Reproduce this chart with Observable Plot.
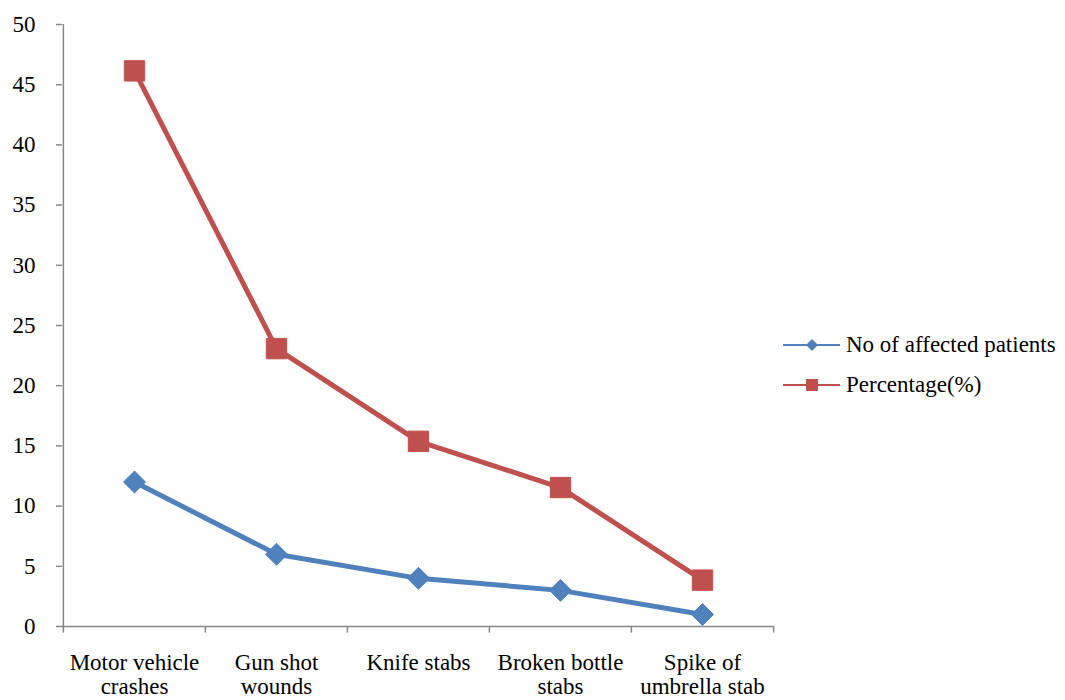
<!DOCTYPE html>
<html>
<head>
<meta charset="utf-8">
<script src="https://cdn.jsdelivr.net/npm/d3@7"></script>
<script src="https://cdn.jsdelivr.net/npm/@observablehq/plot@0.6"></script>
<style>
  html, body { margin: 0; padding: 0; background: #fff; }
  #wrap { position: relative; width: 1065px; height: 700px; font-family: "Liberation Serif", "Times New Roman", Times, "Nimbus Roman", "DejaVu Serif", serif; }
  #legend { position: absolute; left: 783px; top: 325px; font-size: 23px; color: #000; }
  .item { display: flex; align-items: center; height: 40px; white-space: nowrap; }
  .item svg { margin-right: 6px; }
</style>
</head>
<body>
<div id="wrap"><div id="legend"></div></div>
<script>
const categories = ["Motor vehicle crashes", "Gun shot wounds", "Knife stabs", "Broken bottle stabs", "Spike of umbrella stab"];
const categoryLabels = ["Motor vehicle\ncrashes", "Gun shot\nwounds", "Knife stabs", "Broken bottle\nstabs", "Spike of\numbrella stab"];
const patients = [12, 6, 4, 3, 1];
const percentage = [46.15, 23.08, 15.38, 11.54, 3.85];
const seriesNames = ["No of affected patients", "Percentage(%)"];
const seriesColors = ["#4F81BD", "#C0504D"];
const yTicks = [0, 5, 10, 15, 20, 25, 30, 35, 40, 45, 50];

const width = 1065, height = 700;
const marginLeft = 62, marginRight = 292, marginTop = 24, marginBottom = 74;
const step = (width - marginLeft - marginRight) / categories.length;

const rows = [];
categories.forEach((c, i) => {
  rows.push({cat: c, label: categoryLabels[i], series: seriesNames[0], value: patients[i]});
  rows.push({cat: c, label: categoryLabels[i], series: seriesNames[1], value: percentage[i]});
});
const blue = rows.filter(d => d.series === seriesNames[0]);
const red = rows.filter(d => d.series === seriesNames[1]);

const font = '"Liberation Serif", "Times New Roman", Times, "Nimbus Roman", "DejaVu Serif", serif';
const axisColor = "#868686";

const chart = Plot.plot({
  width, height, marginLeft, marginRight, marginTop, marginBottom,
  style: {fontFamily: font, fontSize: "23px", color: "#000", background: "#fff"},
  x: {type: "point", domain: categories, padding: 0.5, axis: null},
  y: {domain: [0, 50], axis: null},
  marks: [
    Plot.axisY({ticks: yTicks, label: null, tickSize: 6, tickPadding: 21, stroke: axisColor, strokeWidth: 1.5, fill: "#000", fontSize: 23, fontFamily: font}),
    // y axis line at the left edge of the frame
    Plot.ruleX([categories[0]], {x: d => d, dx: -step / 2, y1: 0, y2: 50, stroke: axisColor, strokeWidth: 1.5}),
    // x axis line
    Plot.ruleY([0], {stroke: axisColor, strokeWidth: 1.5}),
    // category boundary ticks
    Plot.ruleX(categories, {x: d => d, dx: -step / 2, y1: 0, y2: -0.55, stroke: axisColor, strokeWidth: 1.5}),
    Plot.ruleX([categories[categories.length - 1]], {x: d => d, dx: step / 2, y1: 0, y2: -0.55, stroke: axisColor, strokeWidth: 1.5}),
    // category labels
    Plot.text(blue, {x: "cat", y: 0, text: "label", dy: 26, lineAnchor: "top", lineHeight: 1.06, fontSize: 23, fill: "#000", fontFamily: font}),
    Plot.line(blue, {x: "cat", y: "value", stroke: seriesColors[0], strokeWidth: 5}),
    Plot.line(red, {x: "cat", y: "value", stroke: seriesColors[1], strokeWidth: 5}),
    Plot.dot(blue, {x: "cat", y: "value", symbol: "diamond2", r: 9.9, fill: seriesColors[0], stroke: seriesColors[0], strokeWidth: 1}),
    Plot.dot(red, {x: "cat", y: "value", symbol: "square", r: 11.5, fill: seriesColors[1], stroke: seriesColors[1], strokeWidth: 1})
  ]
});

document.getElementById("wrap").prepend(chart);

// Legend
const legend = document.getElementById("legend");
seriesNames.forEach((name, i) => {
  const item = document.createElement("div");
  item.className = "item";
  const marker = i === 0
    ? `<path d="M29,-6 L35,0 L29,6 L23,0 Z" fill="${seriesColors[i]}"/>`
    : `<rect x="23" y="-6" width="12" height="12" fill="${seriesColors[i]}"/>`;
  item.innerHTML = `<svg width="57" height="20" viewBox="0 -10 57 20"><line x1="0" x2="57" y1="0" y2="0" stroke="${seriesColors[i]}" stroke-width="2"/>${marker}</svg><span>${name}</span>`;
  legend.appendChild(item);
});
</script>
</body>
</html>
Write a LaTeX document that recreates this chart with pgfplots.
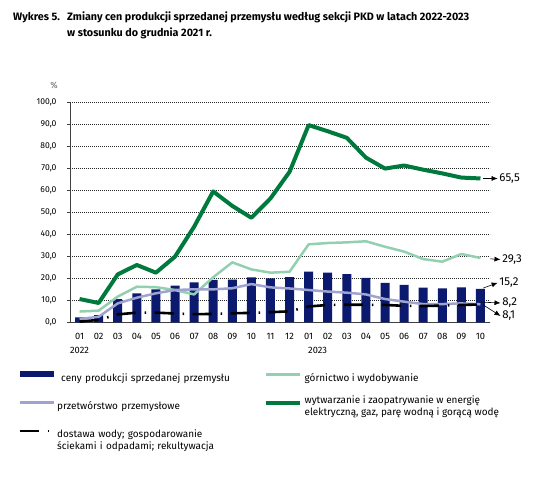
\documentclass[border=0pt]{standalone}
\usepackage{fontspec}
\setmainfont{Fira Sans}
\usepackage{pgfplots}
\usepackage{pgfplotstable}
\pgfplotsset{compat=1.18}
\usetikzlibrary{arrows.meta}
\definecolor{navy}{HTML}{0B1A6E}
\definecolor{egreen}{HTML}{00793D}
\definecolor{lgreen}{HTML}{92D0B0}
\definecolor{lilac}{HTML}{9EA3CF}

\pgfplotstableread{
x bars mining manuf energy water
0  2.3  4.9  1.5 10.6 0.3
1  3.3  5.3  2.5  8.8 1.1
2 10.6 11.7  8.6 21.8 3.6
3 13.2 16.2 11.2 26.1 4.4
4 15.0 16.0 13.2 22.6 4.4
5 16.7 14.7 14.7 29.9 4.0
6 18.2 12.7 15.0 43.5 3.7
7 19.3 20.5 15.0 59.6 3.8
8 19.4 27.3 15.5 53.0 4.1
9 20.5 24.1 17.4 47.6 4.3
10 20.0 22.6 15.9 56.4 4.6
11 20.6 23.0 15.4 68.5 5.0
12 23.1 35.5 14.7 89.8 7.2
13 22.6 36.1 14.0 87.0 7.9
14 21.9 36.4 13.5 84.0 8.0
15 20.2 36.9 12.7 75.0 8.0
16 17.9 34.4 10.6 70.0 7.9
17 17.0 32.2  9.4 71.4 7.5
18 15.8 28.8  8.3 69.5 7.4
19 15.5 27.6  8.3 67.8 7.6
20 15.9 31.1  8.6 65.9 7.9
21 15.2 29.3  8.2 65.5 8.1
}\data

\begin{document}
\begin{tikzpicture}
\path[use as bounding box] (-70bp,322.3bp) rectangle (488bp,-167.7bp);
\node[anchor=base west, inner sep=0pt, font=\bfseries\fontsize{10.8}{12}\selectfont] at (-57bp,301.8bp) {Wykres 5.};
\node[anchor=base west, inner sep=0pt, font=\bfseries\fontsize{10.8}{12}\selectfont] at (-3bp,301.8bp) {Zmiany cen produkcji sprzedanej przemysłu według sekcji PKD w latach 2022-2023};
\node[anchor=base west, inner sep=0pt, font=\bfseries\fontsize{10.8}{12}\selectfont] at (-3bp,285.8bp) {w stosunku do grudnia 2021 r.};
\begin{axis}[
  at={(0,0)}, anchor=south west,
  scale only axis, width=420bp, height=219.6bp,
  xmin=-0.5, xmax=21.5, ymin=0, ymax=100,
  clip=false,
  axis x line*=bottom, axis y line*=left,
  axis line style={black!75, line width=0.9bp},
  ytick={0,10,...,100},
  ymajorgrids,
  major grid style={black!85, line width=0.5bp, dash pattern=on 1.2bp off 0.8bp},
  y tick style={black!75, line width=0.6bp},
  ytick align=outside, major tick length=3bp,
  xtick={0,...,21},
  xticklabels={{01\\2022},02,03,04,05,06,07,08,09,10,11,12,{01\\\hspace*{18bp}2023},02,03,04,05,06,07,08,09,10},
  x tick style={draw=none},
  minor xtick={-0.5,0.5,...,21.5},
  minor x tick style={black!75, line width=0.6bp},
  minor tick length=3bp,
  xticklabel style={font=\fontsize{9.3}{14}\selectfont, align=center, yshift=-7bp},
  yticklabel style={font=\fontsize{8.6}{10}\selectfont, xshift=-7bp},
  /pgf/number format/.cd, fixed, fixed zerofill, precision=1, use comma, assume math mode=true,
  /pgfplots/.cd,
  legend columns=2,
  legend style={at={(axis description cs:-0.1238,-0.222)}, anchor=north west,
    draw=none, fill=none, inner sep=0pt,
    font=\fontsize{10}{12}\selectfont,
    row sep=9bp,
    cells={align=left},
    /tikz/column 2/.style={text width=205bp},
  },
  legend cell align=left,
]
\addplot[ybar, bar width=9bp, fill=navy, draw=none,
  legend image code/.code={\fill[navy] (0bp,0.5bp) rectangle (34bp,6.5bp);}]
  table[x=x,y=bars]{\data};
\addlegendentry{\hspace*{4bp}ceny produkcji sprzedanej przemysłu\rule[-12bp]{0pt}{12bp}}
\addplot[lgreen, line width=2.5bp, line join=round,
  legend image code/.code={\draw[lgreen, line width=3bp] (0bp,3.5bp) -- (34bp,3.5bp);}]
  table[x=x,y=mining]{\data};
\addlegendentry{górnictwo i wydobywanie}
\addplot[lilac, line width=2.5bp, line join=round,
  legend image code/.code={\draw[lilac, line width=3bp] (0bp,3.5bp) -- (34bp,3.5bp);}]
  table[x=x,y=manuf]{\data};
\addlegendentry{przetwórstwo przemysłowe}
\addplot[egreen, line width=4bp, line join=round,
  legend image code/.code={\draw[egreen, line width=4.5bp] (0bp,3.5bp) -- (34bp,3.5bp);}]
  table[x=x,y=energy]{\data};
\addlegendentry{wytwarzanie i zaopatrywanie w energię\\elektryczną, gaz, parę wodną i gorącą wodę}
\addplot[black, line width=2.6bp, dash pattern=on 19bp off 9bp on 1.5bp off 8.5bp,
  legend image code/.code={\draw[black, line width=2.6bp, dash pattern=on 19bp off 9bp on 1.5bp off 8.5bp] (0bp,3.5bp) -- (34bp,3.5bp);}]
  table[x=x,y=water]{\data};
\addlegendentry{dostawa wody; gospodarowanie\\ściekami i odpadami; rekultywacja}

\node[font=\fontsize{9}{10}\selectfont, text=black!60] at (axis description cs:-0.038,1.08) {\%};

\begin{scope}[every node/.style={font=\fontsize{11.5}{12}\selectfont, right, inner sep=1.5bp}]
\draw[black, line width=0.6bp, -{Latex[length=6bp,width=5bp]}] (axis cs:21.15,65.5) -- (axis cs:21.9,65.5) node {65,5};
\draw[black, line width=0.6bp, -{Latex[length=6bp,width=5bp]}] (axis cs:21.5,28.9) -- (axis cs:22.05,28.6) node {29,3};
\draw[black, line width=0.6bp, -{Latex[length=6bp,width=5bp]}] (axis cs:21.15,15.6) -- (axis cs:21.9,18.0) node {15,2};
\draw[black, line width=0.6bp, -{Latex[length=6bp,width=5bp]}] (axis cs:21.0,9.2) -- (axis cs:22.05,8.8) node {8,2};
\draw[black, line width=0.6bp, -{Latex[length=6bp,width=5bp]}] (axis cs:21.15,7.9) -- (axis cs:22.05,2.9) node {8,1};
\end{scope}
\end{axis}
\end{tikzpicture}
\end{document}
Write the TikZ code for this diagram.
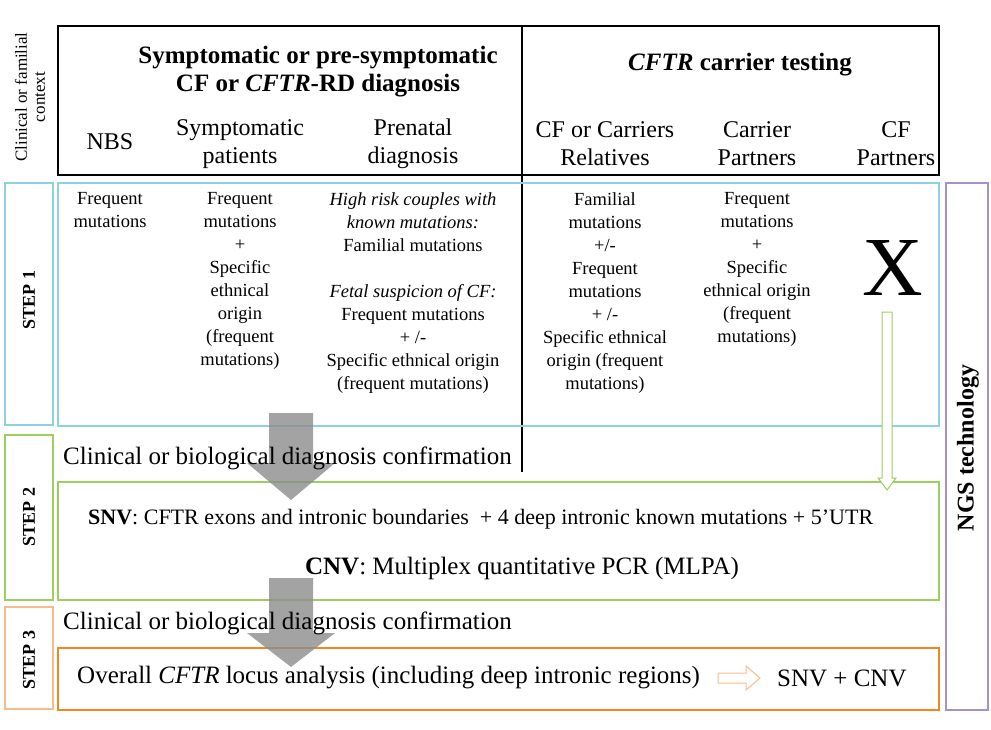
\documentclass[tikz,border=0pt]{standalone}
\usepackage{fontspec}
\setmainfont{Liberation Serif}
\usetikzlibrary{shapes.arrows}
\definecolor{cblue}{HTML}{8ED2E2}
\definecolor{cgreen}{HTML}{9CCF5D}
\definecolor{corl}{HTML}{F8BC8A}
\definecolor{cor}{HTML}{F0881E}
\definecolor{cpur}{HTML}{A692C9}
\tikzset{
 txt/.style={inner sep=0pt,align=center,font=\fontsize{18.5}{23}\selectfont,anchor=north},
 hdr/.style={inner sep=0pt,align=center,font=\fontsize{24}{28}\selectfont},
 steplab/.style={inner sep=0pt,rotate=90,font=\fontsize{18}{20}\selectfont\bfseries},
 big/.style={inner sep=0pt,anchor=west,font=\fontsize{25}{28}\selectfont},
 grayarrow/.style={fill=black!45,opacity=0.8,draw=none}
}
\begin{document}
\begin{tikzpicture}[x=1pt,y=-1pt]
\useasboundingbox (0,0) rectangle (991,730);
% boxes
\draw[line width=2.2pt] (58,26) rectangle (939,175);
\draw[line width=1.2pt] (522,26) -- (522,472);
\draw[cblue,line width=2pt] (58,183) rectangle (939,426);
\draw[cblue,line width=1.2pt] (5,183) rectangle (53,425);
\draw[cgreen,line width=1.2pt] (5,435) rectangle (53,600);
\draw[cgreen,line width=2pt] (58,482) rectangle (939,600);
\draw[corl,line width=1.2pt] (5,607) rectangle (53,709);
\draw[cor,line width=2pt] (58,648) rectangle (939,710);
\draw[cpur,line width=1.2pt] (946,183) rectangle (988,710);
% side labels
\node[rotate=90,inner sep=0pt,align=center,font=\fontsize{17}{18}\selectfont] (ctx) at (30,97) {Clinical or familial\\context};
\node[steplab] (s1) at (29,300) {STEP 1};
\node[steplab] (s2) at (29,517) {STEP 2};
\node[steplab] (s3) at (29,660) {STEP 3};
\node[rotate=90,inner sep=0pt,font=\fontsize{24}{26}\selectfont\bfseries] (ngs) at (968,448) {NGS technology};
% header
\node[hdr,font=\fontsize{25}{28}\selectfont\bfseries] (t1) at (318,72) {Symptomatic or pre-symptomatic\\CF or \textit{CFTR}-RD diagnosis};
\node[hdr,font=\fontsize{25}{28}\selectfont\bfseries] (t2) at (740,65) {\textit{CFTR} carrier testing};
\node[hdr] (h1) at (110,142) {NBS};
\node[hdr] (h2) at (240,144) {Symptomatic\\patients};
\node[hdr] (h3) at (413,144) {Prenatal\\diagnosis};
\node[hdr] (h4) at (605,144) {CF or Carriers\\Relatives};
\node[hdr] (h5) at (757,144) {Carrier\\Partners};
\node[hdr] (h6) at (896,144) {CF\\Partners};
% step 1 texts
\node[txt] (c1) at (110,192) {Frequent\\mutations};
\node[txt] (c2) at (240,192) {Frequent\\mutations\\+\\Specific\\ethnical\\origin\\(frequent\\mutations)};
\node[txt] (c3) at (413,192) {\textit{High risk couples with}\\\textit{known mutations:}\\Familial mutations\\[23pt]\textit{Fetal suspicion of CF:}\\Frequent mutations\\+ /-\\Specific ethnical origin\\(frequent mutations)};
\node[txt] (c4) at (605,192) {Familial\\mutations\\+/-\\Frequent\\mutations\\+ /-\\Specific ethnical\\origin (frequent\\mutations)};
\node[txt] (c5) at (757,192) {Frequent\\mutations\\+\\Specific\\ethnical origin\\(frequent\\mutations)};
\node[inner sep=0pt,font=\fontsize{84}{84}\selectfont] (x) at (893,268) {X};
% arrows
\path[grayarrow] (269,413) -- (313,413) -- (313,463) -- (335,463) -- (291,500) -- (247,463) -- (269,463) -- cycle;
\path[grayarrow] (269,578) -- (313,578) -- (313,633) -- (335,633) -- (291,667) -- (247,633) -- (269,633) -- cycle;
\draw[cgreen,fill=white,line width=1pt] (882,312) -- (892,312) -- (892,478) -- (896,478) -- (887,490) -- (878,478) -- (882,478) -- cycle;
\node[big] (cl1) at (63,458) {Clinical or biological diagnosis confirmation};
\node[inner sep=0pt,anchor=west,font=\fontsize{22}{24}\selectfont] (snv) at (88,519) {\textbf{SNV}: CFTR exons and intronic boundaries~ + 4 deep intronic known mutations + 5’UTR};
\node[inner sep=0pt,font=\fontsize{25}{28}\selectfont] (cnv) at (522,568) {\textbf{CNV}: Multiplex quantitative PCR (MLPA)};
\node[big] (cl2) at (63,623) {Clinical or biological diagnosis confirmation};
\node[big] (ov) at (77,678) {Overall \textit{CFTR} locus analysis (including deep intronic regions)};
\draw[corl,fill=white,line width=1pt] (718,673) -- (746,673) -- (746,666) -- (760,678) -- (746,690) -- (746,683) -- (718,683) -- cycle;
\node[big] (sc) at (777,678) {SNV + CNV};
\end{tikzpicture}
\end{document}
=-=-=-=-=
### WHAT TO PRODUCE
In the records above, locate each line with the word "Write". Copy all such lines.

### COMPLETED EXERCISE
Write a LaTeX document that recreates this chart with pgfplots.
Write the TikZ code for this diagram.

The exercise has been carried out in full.